A dualidade monetária que levou à circulação paralela do peso cubano (CUP) e o peso conversível (CUC), que se implementou em 1993, permitiu evitar uma desvalorização da taxa de câmbio oficial que, se tivesse se efetuado, teria levado a uma situação muito difícil de controlar. Do mesmo modo, no setor empresarial permitiu implementar em paralelo um processo de descentralização na tomada de decisões, que hoje podemos avaliar positivamente a partir da distância que nos separa dos anos 90.
Por meio da criação das Casas de Cambio (CADECA), a dualidade monetária também permitiu drenar uma parte significativa do excesso de liquidez que se acumulou nas mãos da população nesses anos e chegou a 73% do PIB. Ao mesmo tempo se abria um consumo em divisas – também taxado por um imposto sobre a venda – pelo menos para a parte da população que tinha acesso à mesma, que chegou a ser estimada em aproximadamente 60% da população no final da última década.

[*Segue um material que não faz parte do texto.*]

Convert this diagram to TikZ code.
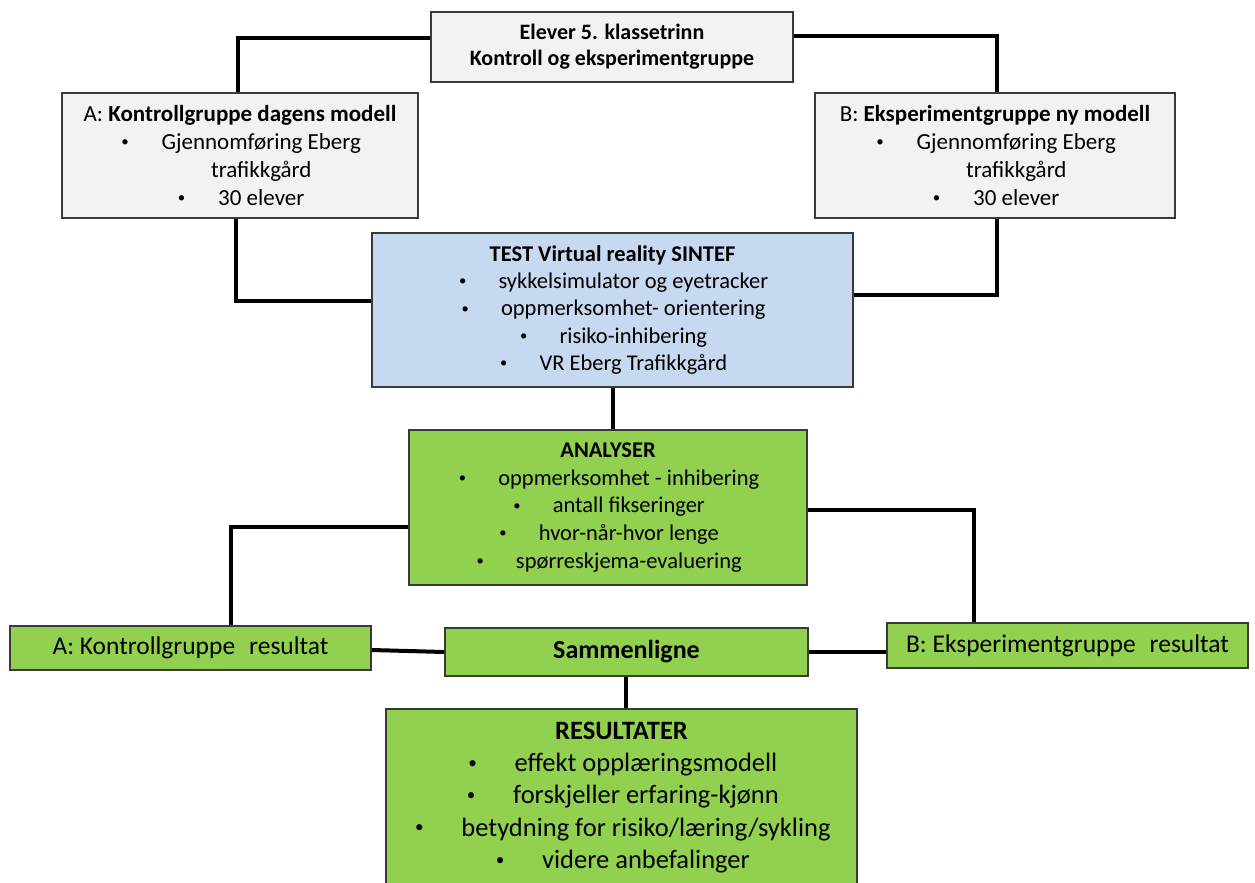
\documentclass[tikz,border=0pt]{standalone}
\usepackage{fontspec}
\usepackage{graphicx}
\setmainfont{Carlito}
\definecolor{boxline}{HTML}{3A3A3A}
\definecolor{boxgray}{HTML}{F2F2F2}
\definecolor{boxblue}{HTML}{C6D9F0}
\definecolor{boxgreen}{HTML}{92D050}
% small bullet followed by a tab-like gap
\newcommand\bitem{\makebox[1.85em][l]{\hspace{0.1em}\raisebox{0.12em}{\scalebox{0.65}{\textbullet}}}}
\newcommand\fsz[2]{\fontsize{#1}{#2}\selectfont}
\begin{document}
\begin{tikzpicture}[x=1pt,y=-1pt,
  box/.style={draw=boxline, line width=2pt, inner sep=0pt, align=center, text=black},
  graybox/.style={box, fill=boxgray},
  bluebox/.style={box, fill=boxblue},
  greenbox/.style={box, fill=boxgreen},
  link/.style={line width=4pt, black}]
\clip (0,0) rectangle (1255,883);
\fill[white] (0,0) rectangle (1255,883);

% top group box
\node[graybox, minimum width=362pt, minimum height=70pt, font=\fsz{22}{26}\bfseries] (top) at (612,47)
  {Elever 5. klassetrinn\\ Kontroll og eksperimentgruppe};

% the two groups
\node[graybox, minimum width=356pt, minimum height=125pt, font=\fsz{23}{28}] (A) at (240,155.5)
  {A: \textbf{Kontrollgruppe dagens modell}\\
   \bitem Gjennomføring Eberg\\ \hspace*{1.85em}trafikkgård\\ \bitem 30 elever};
\node[graybox, minimum width=360pt, minimum height=125pt, font=\fsz{23}{28}] (B) at (995,155.5)
  {B: \textbf{Eksperimentgruppe ny modell}\\
   \bitem Gjennomføring Eberg\\ \hspace*{1.85em}trafikkgård\\ \bitem 30 elever};

% VR test
\node[bluebox, minimum width=481pt, minimum height=154pt, font=\fsz{22.5}{27.3}] (test) at (612.5,310)
  {\textbf{TEST Virtual reality SINTEF}\\
   \bitem sykkelsimulator og eyetracker\\
   \bitem oppmerksomhet- orientering\\
   \bitem risiko-inhibering\\
   \bitem VR Eberg Trafikkgård};

% analyses
\node[greenbox, minimum width=398pt, minimum height=155pt, font=\fsz{22.5}{27.7}] (anal) at (608,507.5)
  {\textbf{ANALYSER}\\
   \bitem oppmerksomhet - inhibering\\
   \bitem antall fikseringer\\
   \bitem hvor-når-hvor lenge\\
   \bitem spørreskjema-evaluering};

% group results and comparison
\node[greenbox, minimum width=361pt, minimum height=44pt, font=\fsz{25.5}{30}] (ares) at (190.5,648)
  {A: Kontrollgruppe\hspace{0.55em}resultat};
\node[greenbox, minimum width=363pt, minimum height=48pt, font=\fsz{26}{30}\bfseries] (samm) at (626.5,652)
  {Sammenligne};
\node[greenbox, minimum width=361pt, minimum height=45pt, font=\fsz{25.5}{30}] (bres) at (1067.5,645.5)
  {B: Eksperimentgruppe\hspace{0.55em}resultat};

% final results
\node[greenbox, minimum width=471pt, minimum height=177pt, font=\fsz{26.5}{32.2}] (res) at (621.5,797.5)
  {\textbf{RESULTATER}\\
   \bitem effekt opplæringsmodell\\
   \bitem forskjeller erfaring-kjønn\\
   \bitem betydning for risiko/læring/sykling\\
   \bitem videre anbefalinger};

% connectors
\draw[link] ([yshift=9pt]top.west) -| ([xshift=-2pt]A.north);
\draw[link] ([yshift=11pt]top.east) -| ([xshift=2pt]B.north);
\draw[link] ([xshift=-4pt]A.south) |- ([yshift=9pt]test.west);
\draw[link] ([xshift=2pt]B.south) |- ([yshift=15pt]test.east);
\draw[link] (test.south) -- (test.south |- anal.north);
\draw[link] ([yshift=-19.5pt]anal.west) -| ([xshift=40.5pt]ares.north);
\draw[link] ([yshift=-2.5pt]anal.east) -| ([xshift=-93.5pt]bres.north);
\draw[link] ([yshift=-2pt]ares.east) -- (samm.west);
\draw[link] (samm.east) -- (samm.east -| bres.west);
\draw[link] ([xshift=-0.5pt]samm.south) -- ([xshift=-0.5pt]samm.south |- res.north);
\end{tikzpicture}
\end{document}
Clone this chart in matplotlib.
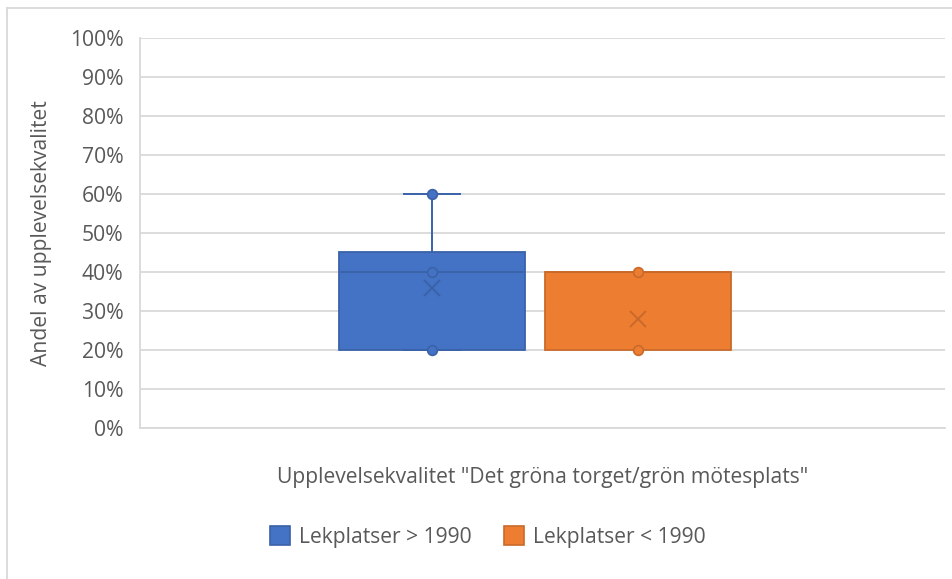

Todos esses impactos positivos foram se perdendo na mesma medida em que a dupla circulação monetária e a dupla taxa de câmbio associada a esta foi fazendo cada vez mais complexo o manejo da contabilidade em duas moedas, o que fazia com que fosse muito difícil conhecer a real situação econômica no país.
Portanto, um processo de mudanças como o atual tem como requisito indispensável ordenar nossa contabilidade e as estatísticas retornando a um sistema monetário único com o peso cubano como centro.
Também se trata de um processo de grande complexidade que necessariamente demorará algum tempo, já que se trata de desvalorizar a taxa de câmbio oficial que se mantém hoje em 1 CUP = 1 CUC ou peso conversível (equivalente a 1 dólar) e fazer convergir a taxa de câmbio entre o Estado e a população onde se troca 1 CUC por 25 CUP. Sem dúvidas é uma operação em que é preciso avançar cautelosamente para que tenha êxito.
Atualmente se trabalha no grupo de transformações de maior complexidade em meio a uma conjuntura externa que não é favorável. Além disso, o mapa que foi traçado com as Diretrizes aprovadas em 2011 assegura as mudanças indispensáveis para avançar estrategicamente na criação de condições para um desenvolvimento sustentável a médio prazo.